— Requirements —
Quote every line of the data below as it stands, omitting pictures.
** BEGIN **
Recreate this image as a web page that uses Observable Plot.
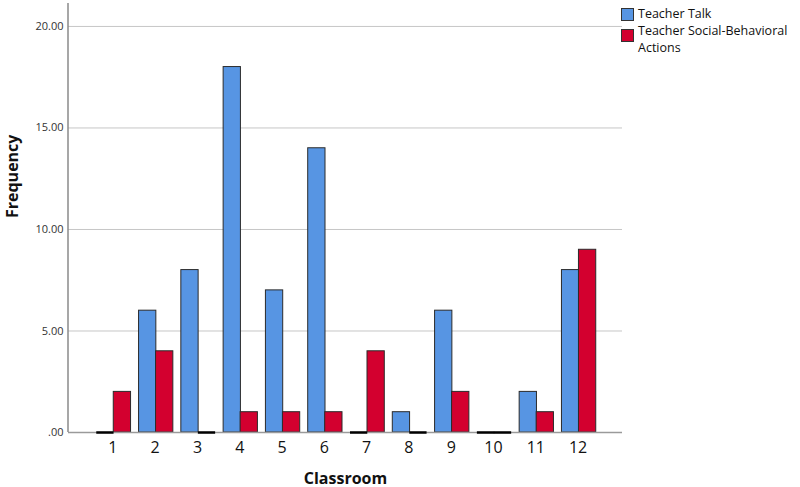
<!DOCTYPE html>
<html>
<head>
<meta charset="utf-8">
<script src="https://cdn.jsdelivr.net/npm/d3@7"></script>
<script src="https://cdn.jsdelivr.net/npm/@observablehq/plot@0.6"></script>
<style>
  body { margin: 0; background: #fff; font-family: "Open Sans", sans-serif; }
  #wrap { position: relative; width: 800px; height: 487px; }
  #legend { position: absolute; left: 621px; top: 5px; font-size: 12.5px; color: #111; line-height: 17px; }
  .item { display: flex; align-items: flex-start; }
  .sw { width: 11px; height: 11px; border: 1px solid #333; margin-right: 4px; flex: none; }
  .item:first-child .sw { margin-top: 2.5px; }
  .item:last-child .sw { margin-top: 7px; }
</style>
</head>
<body>
<div id="wrap">
  <div id="chart"></div>
  <div id="legend"></div>
</div>
<script>
const classrooms = [1,2,3,4,5,6,7,8,9,10,11,12];
const teacherTalk = [0,6,8,18,7,14,0,1,6,0,2,8];
const socialBehavioral = [2,4,0,1,1,1,4,0,2,0,1,9];
const seriesNames = ["Teacher Talk", "Teacher Social-Behavioral Actions"];
const seriesColors = ["#5795e3", "#d3002f"];
const yTicks = [0,5,10,15,20];

const talk = classrooms.map((c,i) => ({classroom: c, value: teacherTalk[i]}));
const social = classrooms.map((c,i) => ({classroom: c, value: socialBehavioral[i]}));

const blueInset = {insetLeft: 5, insetRight: 20};
const redInset = {insetLeft: 22, insetRight: 3};

const chart = Plot.plot({
  width: 800,
  height: 487,
  marginLeft: 68,
  marginRight: 178,
  marginTop: 3,
  marginBottom: 55,
  style: {fontFamily: "'Open Sans', sans-serif", background: "transparent"},
  x: {type: "band", domain: classrooms, paddingInner: 0, paddingOuter: 0.55, round: false},
  y: {domain: [0, 21.13]},
  marks: [
    Plot.ruleY(yTicks.filter(d => d > 0), {stroke: "#c6c6c6", strokeWidth: 1}),
    Plot.barY(talk.filter(d => d.value > 0), {x: "classroom", y: "value", fill: seriesColors[0], stroke: "#2b2b2b", strokeWidth: 1, ...blueInset}),
    Plot.barY(social.filter(d => d.value > 0), {x: "classroom", y: "value", fill: seriesColors[1], stroke: "#2b2b2b", strokeWidth: 1, ...redInset}),
    Plot.ruleY([0], {stroke: "#9a9a9a", strokeWidth: 1.5}),
    Plot.tickY(talk.filter(d => d.value === 0), {x: "classroom", y: "value", stroke: "#000", strokeWidth: 2.5, ...blueInset}),
    Plot.tickY(social.filter(d => d.value === 0), {x: "classroom", y: "value", stroke: "#000", strokeWidth: 2.5, ...redInset}),
    Plot.axisY({ticks: yTicks, tickSize: 0, tickPadding: 5, fontSize: 11, fill: "#333",
      tickFormat: d => d === 0 ? ".00" : d.toFixed(2), label: null}),
    Plot.axisX({tickSize: 0, tickPadding: 9, fontSize: 16, fill: "#111", label: null}),
    Plot.text(["Classroom"], {frameAnchor: "bottom", dy: 51, fontSize: 16, fontWeight: "bold", fill: "#111"}),
    Plot.text(["Frequency"], {frameAnchor: "left", dx: -56, rotate: -90, fontSize: 16, fontWeight: "bold", fill: "#111"})
  ]
});
document.getElementById("chart").appendChild(chart);

// left axis line drawn across full plot height
const svg = d3.select(chart);
svg.append("line").attr("x1", 68).attr("x2", 68).attr("y1", 3).attr("y2", 432)
  .attr("stroke", "#8a8a8a").attr("stroke-width", 1.5);

const legend = document.getElementById("legend");
seriesNames.forEach((name, i) => {
  const item = document.createElement("div");
  item.className = "item";
  const sw = document.createElement("div");
  sw.className = "sw";
  sw.style.background = seriesColors[i];
  const label = document.createElement("div");
  label.innerHTML = name === "Teacher Social-Behavioral Actions" ? "Teacher Social-Behavioral<br>Actions" : name;
  item.appendChild(sw);
  item.appendChild(label);
  legend.appendChild(item);
});
</script>
</body>
</html>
** END **
— Result of the task —
Recreate this image as a web page that uses Observable Plot.
<!DOCTYPE html>
<html>
<head>
<meta charset="utf-8">
<script src="https://cdn.jsdelivr.net/npm/d3@7"></script>
<script src="https://cdn.jsdelivr.net/npm/@observablehq/plot@0.6"></script>
<style>
  body { margin: 0; background: #fff; font-family: "Open Sans", sans-serif; }
  #wrap { position: relative; width: 800px; height: 487px; }
  #legend { position: absolute; left: 621px; top: 5px; font-size: 12.5px; color: #111; line-height: 17px; }
  .item { display: flex; align-items: flex-start; }
  .sw { width: 11px; height: 11px; border: 1px solid #333; margin-right: 4px; flex: none; }
  .item:first-child .sw { margin-top: 2.5px; }
  .item:last-child .sw { margin-top: 7px; }
</style>
</head>
<body>
<div id="wrap">
  <div id="chart"></div>
  <div id="legend"></div>
</div>
<script>
const classrooms = [1,2,3,4,5,6,7,8,9,10,11,12];
const teacherTalk = [0,6,8,18,7,14,0,1,6,0,2,8];
const socialBehavioral = [2,4,0,1,1,1,4,0,2,0,1,9];
const seriesNames = ["Teacher Talk", "Teacher Social-Behavioral Actions"];
const seriesColors = ["#5795e3", "#d3002f"];
const yTicks = [0,5,10,15,20];

const talk = classrooms.map((c,i) => ({classroom: c, value: teacherTalk[i]}));
const social = classrooms.map((c,i) => ({classroom: c, value: socialBehavioral[i]}));

const blueInset = {insetLeft: 5, insetRight: 20};
const redInset = {insetLeft: 22, insetRight: 3};

const chart = Plot.plot({
  width: 800,
  height: 487,
  marginLeft: 68,
  marginRight: 178,
  marginTop: 3,
  marginBottom: 55,
  style: {fontFamily: "'Open Sans', sans-serif", background: "transparent"},
  x: {type: "band", domain: classrooms, paddingInner: 0, paddingOuter: 0.55, round: false},
  y: {domain: [0, 21.13]},
  marks: [
    Plot.ruleY(yTicks.filter(d => d > 0), {stroke: "#c6c6c6", strokeWidth: 1}),
    Plot.barY(talk.filter(d => d.value > 0), {x: "classroom", y: "value", fill: seriesColors[0], stroke: "#2b2b2b", strokeWidth: 1, ...blueInset}),
    Plot.barY(social.filter(d => d.value > 0), {x: "classroom", y: "value", fill: seriesColors[1], stroke: "#2b2b2b", strokeWidth: 1, ...redInset}),
    Plot.ruleY([0], {stroke: "#9a9a9a", strokeWidth: 1.5}),
    Plot.tickY(talk.filter(d => d.value === 0), {x: "classroom", y: "value", stroke: "#000", strokeWidth: 2.5, ...blueInset}),
    Plot.tickY(social.filter(d => d.value === 0), {x: "classroom", y: "value", stroke: "#000", strokeWidth: 2.5, ...redInset}),
    Plot.axisY({ticks: yTicks, tickSize: 0, tickPadding: 5, fontSize: 11, fill: "#333",
      tickFormat: d => d === 0 ? ".00" : d.toFixed(2), label: null}),
    Plot.axisX({tickSize: 0, tickPadding: 9, fontSize: 16, fill: "#111", label: null}),
    Plot.text(["Classroom"], {frameAnchor: "bottom", dy: 51, fontSize: 16, fontWeight: "bold", fill: "#111"}),
    Plot.text(["Frequency"], {frameAnchor: "left", dx: -56, rotate: -90, fontSize: 16, fontWeight: "bold", fill: "#111"})
  ]
});
document.getElementById("chart").appendChild(chart);

// left axis line drawn across full plot height
const svg = d3.select(chart);
svg.append("line").attr("x1", 68).attr("x2", 68).attr("y1", 3).attr("y2", 432)
  .attr("stroke", "#8a8a8a").attr("stroke-width", 1.5);

const legend = document.getElementById("legend");
seriesNames.forEach((name, i) => {
  const item = document.createElement("div");
  item.className = "item";
  const sw = document.createElement("div");
  sw.className = "sw";
  sw.style.background = seriesColors[i];
  const label = document.createElement("div");
  label.innerHTML = name === "Teacher Social-Behavioral Actions" ? "Teacher Social-Behavioral<br>Actions" : name;
  item.appendChild(sw);
  item.appendChild(label);
  legend.appendChild(item);
});
</script>
</body>
</html>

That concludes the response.